Coroutine programming (for that is, essentially, what we are talking about) can be a very elegant way to solve certain problems, but it works best when it is simple, or it least localized (e.g. samefringe). In an event driven server, every little piece must be audited carefully to ensure that it does not block. You get all the same problems any preemptive concurrency model does, with some added nastiness; in exchange you get some slightly better scalability numbers. It is at its best in a fairly simple program such as, say, nginx in its proxy configuration, where it speaks streams and SSL and talks to some application server on the other end of a different stream for anything sophisticated.

And this isn't "arbitrary use cases"; this is an explicitly supported function that is completely contrary to good practice and sane behavior and, to boot, has the ability to arbitrarily kill programs for impenetrable reasons and block for significant periods of time (the central sin of event driver programming). You can't tell me that if you saw something like this in a random crypto library you wouldn't immediately tell everybody to stop using it; why should EM's developers get a pass for their, yes, incompetently written popen? I would actually be considerably happier if it wasn't in the library at all; at least then it wouldn't be wrong.
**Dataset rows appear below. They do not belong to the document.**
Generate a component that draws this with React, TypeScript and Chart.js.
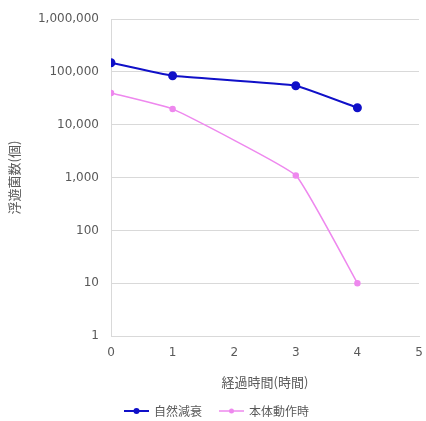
import React, { useEffect, useRef } from "react";
import { Chart, registerables } from "chart.js";

Chart.register(...registerables);

const hours = [0, 1, 3, 4];
const naturalDecay = [150000, 85000, 55000, 21000];
const unitRunning = [40000, 20000, 1100, 10];
const seriesNames = ["自然減衰", "本体動作時"];
const yTicks = [1, 10, 100, 1000, 10000, 100000, 1000000];
const xTitle = "経過時間(時間)";
const yTitle = "浮遊菌数(個)";

const BLUE = "#1010c8";
const PINK = "#ee88ee";

function legendIcon(color: string, r: number, lw: number) {
  const c = document.createElement("canvas");
  c.width = 42;
  c.height = 10;
  const ctx = c.getContext("2d")!;
  ctx.strokeStyle = color;
  ctx.lineWidth = lw;
  ctx.beginPath();
  ctx.moveTo(16, 5);
  ctx.lineTo(41, 5);
  ctx.stroke();
  ctx.fillStyle = color;
  ctx.beginPath();
  ctx.arc(28.5, 5, r, 0, Math.PI * 2);
  ctx.fill();
  return c;
}

const legendShift = {
  id: "legendShift",
  afterLayout(chart: any) {
    if (chart.legend) {
      chart.legend.top += 6;
      chart.legend.bottom += 6;
    }
  },
};

export default function App() {
  const ref = useRef<HTMLCanvasElement | null>(null);
  useEffect(() => {
    if (!ref.current) return;
    const cjk = "'Noto Sans CJK JP', sans-serif";
    const num = "'DejaVu Sans', sans-serif";
    const chart = new Chart(ref.current, {
      type: "line",
      data: {
        datasets: [
          {
            label: seriesNames[0],
            data: hours.map((h, i) => ({ x: h, y: naturalDecay[i] })),
            borderColor: BLUE,
            backgroundColor: BLUE,
            borderWidth: 2,
            pointRadius: 3.5,
            pointStyle: "circle",
            tension: 0.1,
          },
          {
            label: seriesNames[1],
            data: hours.map((h, i) => ({ x: h, y: unitRunning[i] })),
            borderColor: PINK,
            backgroundColor: PINK,
            borderWidth: 1.5,
            pointRadius: 2.5,
            pointStyle: "circle",
            tension: 0.1,
          },
        ],
      },
      plugins: [legendShift],
      options: {
        responsive: false,
        animation: false,
        devicePixelRatio: 1,
        layout: { padding: { top: 16, right: 7, left: 0, bottom: 0 } },
        plugins: {
          tooltip: { enabled: false },
          legend: {
            position: "bottom",
            labels: {
              usePointStyle: true,
              pointStyleWidth: 38,
              font: { family: cjk, size: 12 },
              color: "#595959",
              padding: 3,
              generateLabels: (ch: any) =>
                ch.data.datasets.map((ds: any, i: number) => ({
                  text: ds.label,
                  pointStyle: legendIcon(i === 0 ? BLUE : PINK, i === 0 ? 3 : 2.5, i === 0 ? 2 : 1.5),
                  fillStyle: ds.borderColor,
                  strokeStyle: ds.borderColor,
                  lineWidth: 0,
                  fontColor: "#595959",
                  datasetIndex: i,
                  hidden: false,
                })),
            },
          },
        },
        scales: {
          x: {
            type: "linear",
            min: 0,
            max: 5,
            ticks: { stepSize: 1, color: "#595959", font: { family: num, size: 12 }, padding: 10 },
            grid: { display: false, drawTicks: false },
            border: { display: true, color: "#d9d9d9", width: 1 },
            title: {
              display: true,
              text: xTitle,
              color: "#595959",
              font: { family: cjk, size: 13 },
              padding: { top: 4, bottom: 6 },
            },
            afterFit: (scale: any) => {
              const lg = scale.chart.legend;
              const lh = lg ? lg.height : 0;
              scale.height = 421 - lh - 336;
              scale.paddingRight = 0;
              scale.paddingLeft = 0;
            },
          },
          y: {
            type: "logarithmic",
            min: 1,
            max: 1000000,
            afterBuildTicks: (scale: any) => {
              scale.ticks = yTicks.map((v) => ({ value: v }));
            },
            ticks: {
              color: "#595959",
              font: { family: num, size: 12 },
              padding: 12,
              callback: (v: any) => Number(v).toLocaleString("en-US"),
            },
            grid: { color: "#d9d9d9", drawTicks: false },
            border: { display: true, color: "#d9d9d9", width: 1 },
            title: {
              display: true,
              text: yTitle,
              color: "#595959",
              font: { family: cjk, size: 13 },
              padding: { top: 6, bottom: 0 },
            },
            afterFit: (scale: any) => {
              scale.width = 111;
            },
          },
        },
      },
    });
    return () => chart.destroy();
  }, []);
  return (
    <div style={{ position: "fixed", left: 0, top: 0, width: 426, height: 421, background: "#fff" }}>
      <canvas ref={ref} width={426} height={421} style={{ width: 426, height: 421 }} />
    </div>
  );
}
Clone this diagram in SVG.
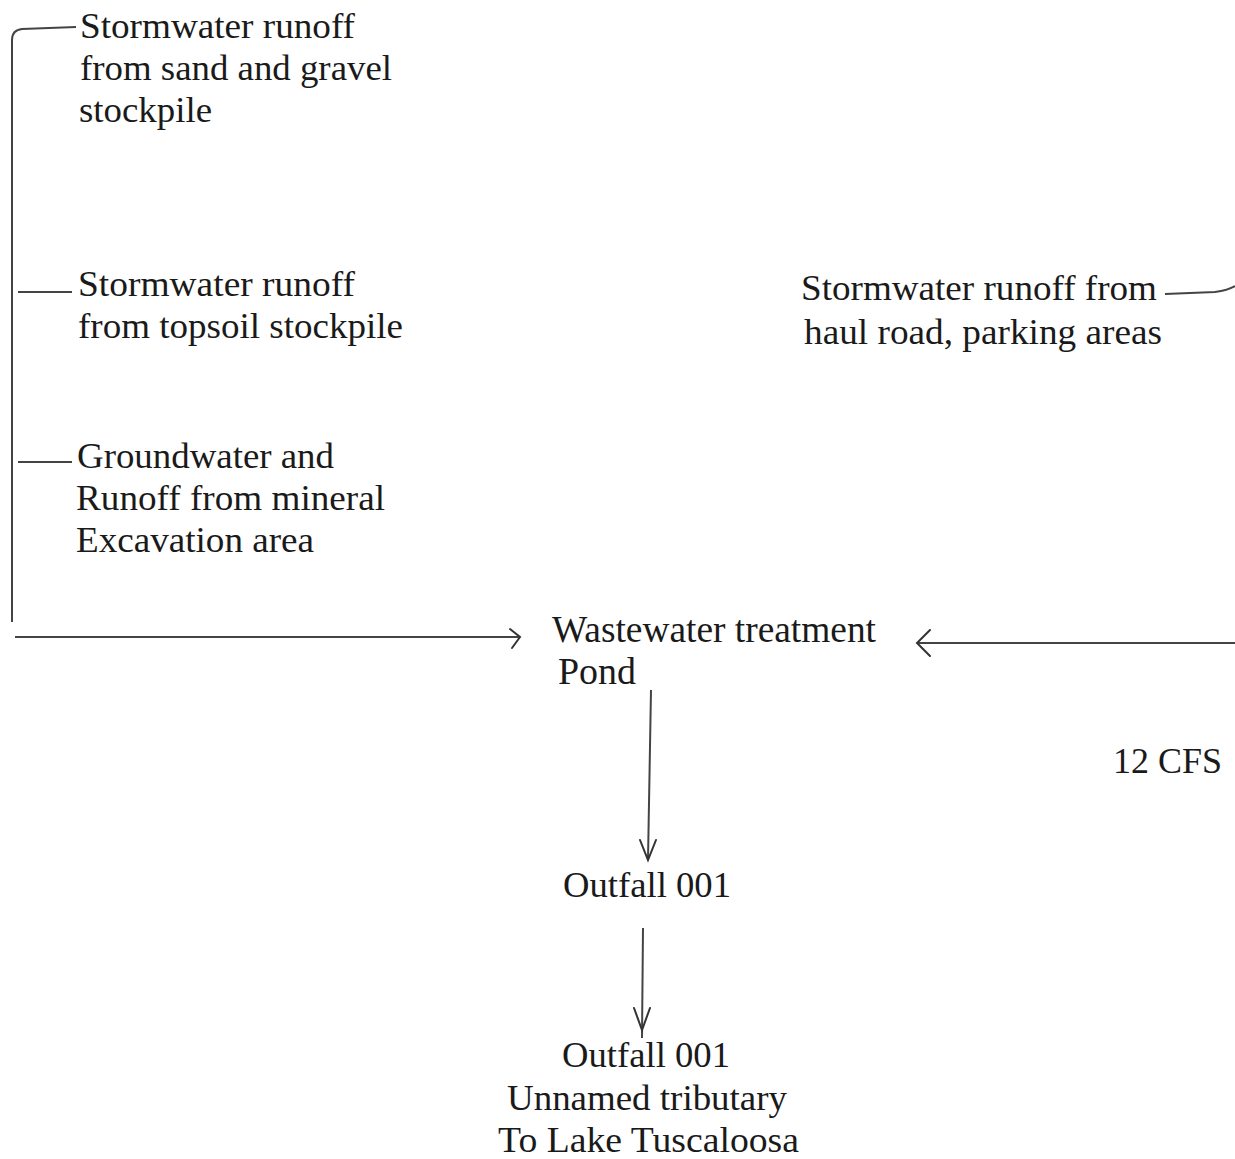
<svg xmlns="http://www.w3.org/2000/svg" width="1235" height="1159" viewBox="0 0 1235 1159">
<defs>
<style>
text{font-family:"Liberation Serif","Times New Roman",serif;font-size:36px;fill:#1a1a1a}
.tall{font-size:38px}
.ln{stroke:#444;stroke-width:2;fill:none}
.hd{stroke:#333;stroke-width:2;fill:none;stroke-linecap:round}
</style>
</defs>
<rect width="1235" height="1159" fill="#fff"/>
<g id="connectors">
<path class="ln" d="M12,622 L12,40 Q12,30 22,29 L76,27"/>
<path class="ln" d="M18,292 L72,292"/>
<path class="ln" d="M18,462 L72,462"/>
<path class="ln" d="M15,637 L520,637"/>
<path class="hd" d="M510,629 L520,637 L512,648"/>
<path class="ln" d="M1165,294 L1215,292 Q1228,290 1235,286"/>
<path class="ln" d="M1235,643 L917,643"/>
<path class="hd" d="M930,630 L917,643 L930,656"/>
<path class="ln" d="M651,690 L648,860"/>
<path class="hd" d="M640,840 L648,860 L656,840"/>
<path class="ln" d="M643,928 L642,1038"/>
<path class="hd" d="M634,1008 L642,1030 L650,1008"/>
</g>
<g id="n1"><text x="80" y="38" textLength="275" lengthAdjust="spacingAndGlyphs">Stormwater runoff</text><text x="80" y="80" textLength="312" lengthAdjust="spacingAndGlyphs">from sand and gravel</text><text x="79" y="122" textLength="133" lengthAdjust="spacingAndGlyphs">stockpile</text></g>
<g id="n2"><text x="78" y="296" textLength="277" lengthAdjust="spacingAndGlyphs">Stormwater runoff</text><text x="78" y="338" textLength="325" lengthAdjust="spacingAndGlyphs">from topsoil stockpile</text></g>
<g id="n3"><text x="77" y="468" textLength="257" lengthAdjust="spacingAndGlyphs">Groundwater and</text><text x="76" y="510" textLength="309" lengthAdjust="spacingAndGlyphs">Runoff from mineral</text><text x="76" y="552" textLength="238" lengthAdjust="spacingAndGlyphs">Excavation area</text></g>
<g id="n4"><text x="801" y="300" textLength="356" lengthAdjust="spacingAndGlyphs">Stormwater runoff from</text><text x="804" y="344" textLength="358" lengthAdjust="spacingAndGlyphs">haul road, parking areas</text></g>
<g id="n5"><text class="tall" x="552" y="642" textLength="324" lengthAdjust="spacingAndGlyphs">Wastewater treatment</text><text class="tall" x="558" y="684" textLength="78" lengthAdjust="spacingAndGlyphs">Pond</text></g>
<g id="n6"><text x="1113" y="773" textLength="109" lengthAdjust="spacingAndGlyphs">12 CFS</text></g>
<g id="n7"><text x="563" y="897" textLength="168" lengthAdjust="spacingAndGlyphs">Outfall 001</text></g>
<g id="n8"><text x="562" y="1067" textLength="168" lengthAdjust="spacingAndGlyphs">Outfall 001</text><text x="507" y="1110" textLength="280" lengthAdjust="spacingAndGlyphs">Unnamed tributary</text><text x="498" y="1152" textLength="301" lengthAdjust="spacingAndGlyphs">To Lake Tuscaloosa</text></g>
</svg>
I was using Adam Langley's net/ssl code in Golang to build an HTTPS proxy, and only after several hours of hair-pulling did I discover that Langley hadn't implemented the compat SSL2 handshake that Firefox uses with proxies. net/ssl in Go was, for no good reason other than an omission, unsuited for use as an HTTPS proxy. Should I say net/ssl was incompetently written? That seems like a bad idea to me.

Your backend processing apparently fits in one machine, since you "hook Mysql up through Redis." I'm personally astonished you get so much done without a distributed environment tolerant of the relevant failures I see when I read that sentence.